Trouble With Bears and Jungle Flies
Dr. Eaton's party had some trouble with hungry bears, which broke open a food box and devoured a quantity of precious provisions. These bears belong to the spectacled-bear genus, and, although plentiful in this region, are extremely shy and hard to get a shot at.
The perils of the trail were many, but the most serious handicap, as every explorer has found in this region before, and the most annoying thing they had to endure, was the ever-present swarms of green jungle-flies. Mr. Heald says in his report:
"They are little fellows, but the way they bite is not the least in proportion to their size. Every place they bite they leave a bloodspot the size of a pin-head, and this burns and itches for two or three days. There were swarms of them, and soon we were all swelling. The only thing we could do was to grin and bear it. When we stopped to rest we made a smudge, but while traveling the best we could do was to slaughter as many as we could."…With the coming of dark the flies had left us, but they left us in very bad shape. Not a man of us could bend his wrists, they were so swollen: the knuckles on the hands were invisible, and our eyes were mere slits that it cost an effort to open enough to look out of. Still, there was a lot to be thankful for. There was lots of dry wood where we stopped, and we soon had a fire going, which warmed and dried us. The night was clear, so there was no danger of being gotten out of bed by rain. I had shot a jungle duck, and the inner man was perfectly satisfied. What bothered me most was that I was afraid the peons would try to run away, and I very much doubted my ability to carry enough food to enable us to find Choqquequirau without their help…"

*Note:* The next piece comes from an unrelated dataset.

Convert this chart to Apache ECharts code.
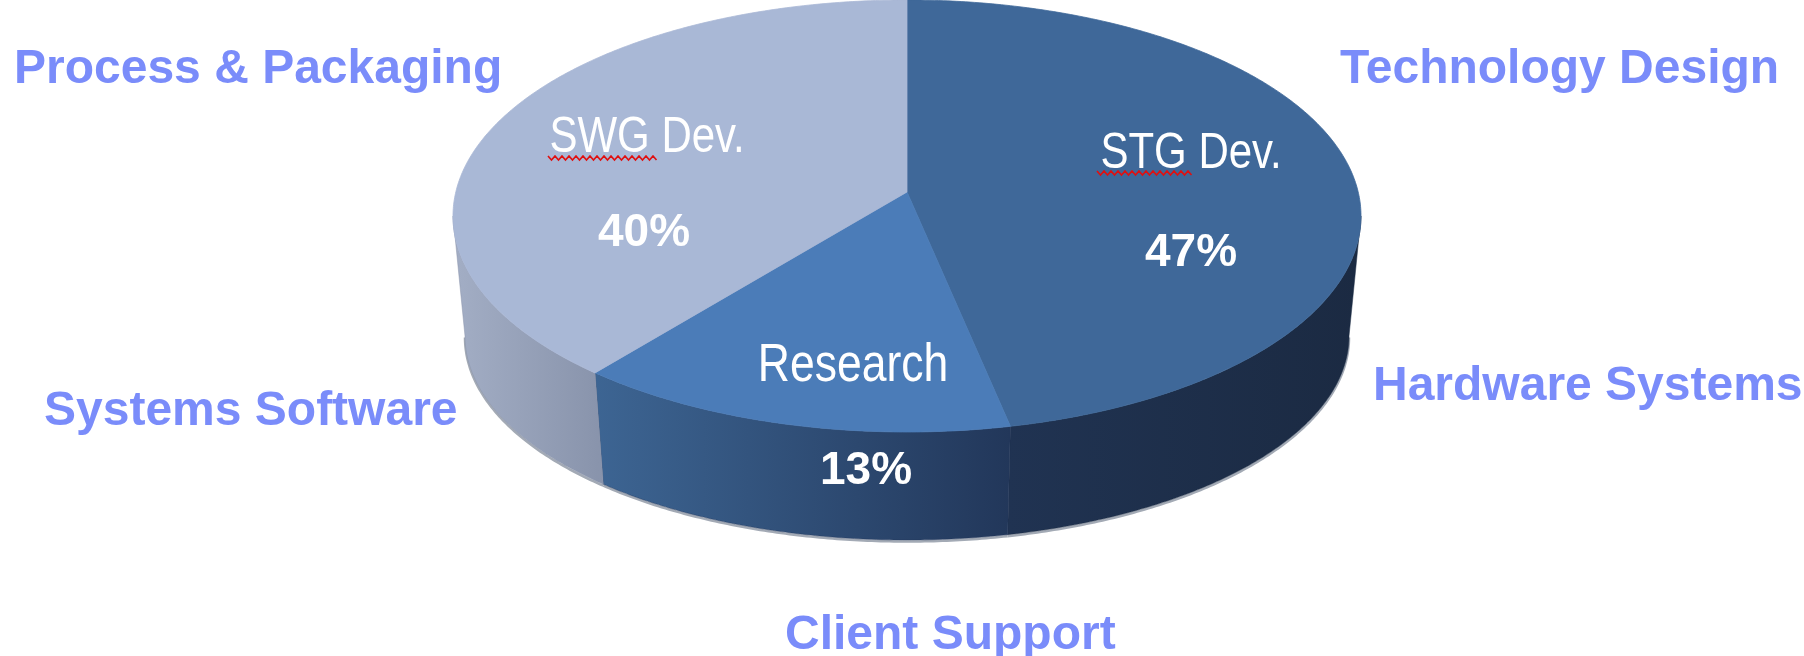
<!DOCTYPE html>
<html><head><meta charset="utf-8">
<script src="https://cdn.jsdelivr.net/npm/echarts@6/dist/echarts.min.js"></script>
<style>html,body{margin:0;padding:0;background:#fff}#c{width:1804px;height:656px}</style>
</head><body><div id="c"></div>
<script>
// ---- data ----
const categories = ['STG Dev.', 'Research', 'SWG Dev.'];
const shares = [47, 13, 40];
const outerLabels = ['Process & Packaging', 'Technology Design', 'Systems Software', 'Hardware Systems', 'Client Support'];

// ---- styles / layout ----
const topColors = ['#3f6899', '#4b7cb8', '#a9b8d6'];
const sideColors = [['#203352', '#1b2a42'], ['#3d6593', '#22375a'], ['#a3aec5', '#8893ab']];
const TOP = { cx: 907, cy: 216, rx: 454, ry: 216 };      // top face ellipse
const BOT = { cx: 907, cy: 336, rx: 442, ry: 204 };      // bottom rim (slightly smaller: perspective)
const APEX = -24;
const PERSPECTIVE = 0.22; // front of the disc looks wider than the back
const labelLayout = [
  { name: [1191, 154, 50], pct: [1191, 253] },
  { name: [853, 366, 53], pct: [866, 471] },
  { name: [647, 138, 50], pct: [644, 233] }
];
const outerLayout = [
  { x: 14, y: 70 },
  { x: 1340, y: 70 },
  { x: 44, y: 412 },
  { x: 1373, y: 387 },
  { x: 785, y: 636 }
];

const total = shares.reduce((a, b) => a + b, 0);
let acc = 0;
const seriesData = shares.map((v, i) => { const s = acc; acc += v; return { name: categories[i], value: [v, s] }; });

// true pie angle (0 = top, clockwise) -> drawn ellipse angle with a mild perspective warp
function ang(p) {
  const theta = -Math.PI / 2 + p / total * 2 * Math.PI;
  const phi = theta - Math.PI / 2;
  return Math.PI / 2 + phi + PERSPECTIVE * Math.sin(phi);
}
function pt(E, t, dy) { return [E.cx + E.rx * Math.cos(t), E.cy + E.ry * Math.sin(t) + (dy || 0)]; }
function arc(E, a0, a1, dy) {
  const n = Math.max(2, Math.ceil(Math.abs(a1 - a0) / 0.01));
  const out = [];
  for (let k = 0; k <= n; k++) out.push(pt(E, a0 + (a1 - a0) * k / n, dy));
  return out;
}

function renderItem(params, api) {
  const i = params.dataIndex;
  const v = api.value(0), s = api.value(1);
  const a0 = ang(s), a1 = ang(s + v);
  const children = [];
  const lo = Math.max(a0, 0), hi = Math.min(a1, Math.PI);
  if (hi > lo) {
    children.push({
      type: 'polyline', z2: 0, shape: { points: arc(BOT, lo, hi, 1.5) },
      style: { stroke: '#a3aab5', lineWidth: 2.5, fill: null }
    });
    const pts = arc(TOP, lo, hi, 0).concat(arc(BOT, hi, lo, 0));
    children.push({
      type: 'polygon', z2: 1, shape: { points: pts },
      style: {
        fill: new echarts.graphic.LinearGradient(0, 0, 1, 0, [
          { offset: 0, color: sideColors[i][0] }, { offset: 1, color: sideColors[i][1] }]),
        stroke: sideColors[i][1], lineWidth: 0.5
      }
    });
  }
  const topPts = [[TOP.cx, TOP.cy + APEX]].concat(arc(TOP, a0, a1, 0));
  children.push({
    type: 'polygon', z2: 2, shape: { points: topPts },
    style: { fill: topColors[i], stroke: topColors[i], lineWidth: 0.8 }
  });
  const L = labelLayout[i];
  children.push({
    type: 'text', z2: 20, x: L.name[0], y: L.name[1], scaleX: 0.84,
    style: {
      text: categories[i], x: 0, y: 0, fill: '#ffffff', align: 'center', verticalAlign: 'middle',
      font: L.name[2] + 'px "Liberation Sans", Arial, sans-serif'
    }
  });
  children.push({
    type: 'text', z2: 20, x: L.pct[0], y: L.pct[1],
    style: {
      text: v + '%', x: 0, y: 0, fill: '#ffffff', align: 'center', verticalAlign: 'middle',
      font: 'bold 46px "Liberation Sans", Arial, sans-serif'
    }
  });
  return { type: 'group', children };
}

function squiggle(x0, x1, y) {
  const p = [];
  let up = true;
  for (let x = x0; x <= x1; x += 3.5) { p.push([x, up ? y - 2 : y + 2]); up = !up; }
  return p;
}

const graphics = outerLabels.map((t, i) => ({
  type: 'text', x: outerLayout[i].x, y: outerLayout[i].y, z: 10,
  style: {
    text: t, fill: '#7a8cfa', align: 'left', verticalAlign: 'middle',
    font: 'bold 48px "Liberation Sans", Arial, sans-serif'
  }
}));
graphics.push({ type: 'polyline', z: 20, shape: { points: squiggle(548, 657, 158) }, style: { stroke: '#e01010', lineWidth: 1.6, fill: null } });
graphics.push({ type: 'polyline', z: 20, shape: { points: squiggle(1097, 1192, 173) }, style: { stroke: '#e01010', lineWidth: 1.6, fill: null } });

const chart = echarts.init(document.getElementById('c'), null, { renderer: 'canvas' });
chart.setOption({
  backgroundColor: '#ffffff',
  animation: false,
  series: [{ type: 'custom', coordinateSystem: 'none', renderItem, data: seriesData }],
  graphic: graphics
});
</script></body></html>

The Scarcity of Water and Suffering From Thirst
Their most serious difficulty, however, was the lack of water and the height and steepness of the mountains, which cut them off from any possible water supply. Here is a sample of what they suffered:
"The next morning, when I went to fill my canteen with water, I found that there was none. The men said that they had drunk it, but I felt pretty sure that they had poured it out, believing that then we would have to turn back. I would have done so (though no farther than the spring we had uncovered the day before), but the Director had told me there was a spring easily found at Choqquequirau, and I was confident that we must be near the place.

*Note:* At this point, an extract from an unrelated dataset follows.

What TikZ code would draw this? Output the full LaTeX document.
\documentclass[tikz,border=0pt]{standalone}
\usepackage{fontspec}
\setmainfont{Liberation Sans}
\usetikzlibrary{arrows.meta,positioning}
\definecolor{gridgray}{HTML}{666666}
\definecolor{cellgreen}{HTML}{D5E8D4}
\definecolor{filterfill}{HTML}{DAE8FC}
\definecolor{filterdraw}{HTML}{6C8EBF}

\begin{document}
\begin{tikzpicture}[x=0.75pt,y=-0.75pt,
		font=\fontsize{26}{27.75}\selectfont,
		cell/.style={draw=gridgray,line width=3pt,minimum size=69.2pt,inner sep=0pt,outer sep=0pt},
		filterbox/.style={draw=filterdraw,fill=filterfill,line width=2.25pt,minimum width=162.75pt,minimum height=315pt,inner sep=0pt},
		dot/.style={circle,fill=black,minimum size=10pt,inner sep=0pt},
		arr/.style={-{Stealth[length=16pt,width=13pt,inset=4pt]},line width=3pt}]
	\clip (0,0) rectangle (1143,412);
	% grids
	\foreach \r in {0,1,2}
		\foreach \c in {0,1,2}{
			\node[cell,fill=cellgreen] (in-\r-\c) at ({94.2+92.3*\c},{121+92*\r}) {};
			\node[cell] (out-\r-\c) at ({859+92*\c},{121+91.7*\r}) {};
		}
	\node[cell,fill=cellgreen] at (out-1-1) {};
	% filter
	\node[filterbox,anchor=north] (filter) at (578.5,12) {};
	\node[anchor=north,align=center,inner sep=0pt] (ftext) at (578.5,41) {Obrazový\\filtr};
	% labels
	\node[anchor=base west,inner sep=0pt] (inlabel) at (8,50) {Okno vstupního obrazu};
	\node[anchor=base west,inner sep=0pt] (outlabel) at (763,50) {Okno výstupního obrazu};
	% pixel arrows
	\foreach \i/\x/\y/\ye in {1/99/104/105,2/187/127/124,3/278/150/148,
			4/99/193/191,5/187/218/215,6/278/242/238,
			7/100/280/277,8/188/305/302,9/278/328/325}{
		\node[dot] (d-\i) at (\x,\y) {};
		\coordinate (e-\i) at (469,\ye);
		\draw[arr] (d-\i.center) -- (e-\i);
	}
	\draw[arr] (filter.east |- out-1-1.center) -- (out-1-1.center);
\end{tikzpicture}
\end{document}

"In front of us rose a sharp ridge. I was sure that if we gained its top we would see the city on the other side. The fire had cleared the ground, so going was not hard; it had also cleared out the flies. After about two hours of climbing we stood on top of the lowest saddle of the ridge. This had been reached after some rather ticklish cliff-climbing. On looking over the other side we were tremendously disappointed, for instead of a city there was an impassable ravine. All the morning we worked along the knife edge of ravines, hoping that the city would come into view, and always disappointed.
"By noon we had come to where the ridge merged into the mountain proper and were working along its sides. After the stop for lunch the men refused to go any farther. They said if they did it would be merely to die of thirst; that the city of Choqquequirau was non-existent, and that they did not wish to die just because I did.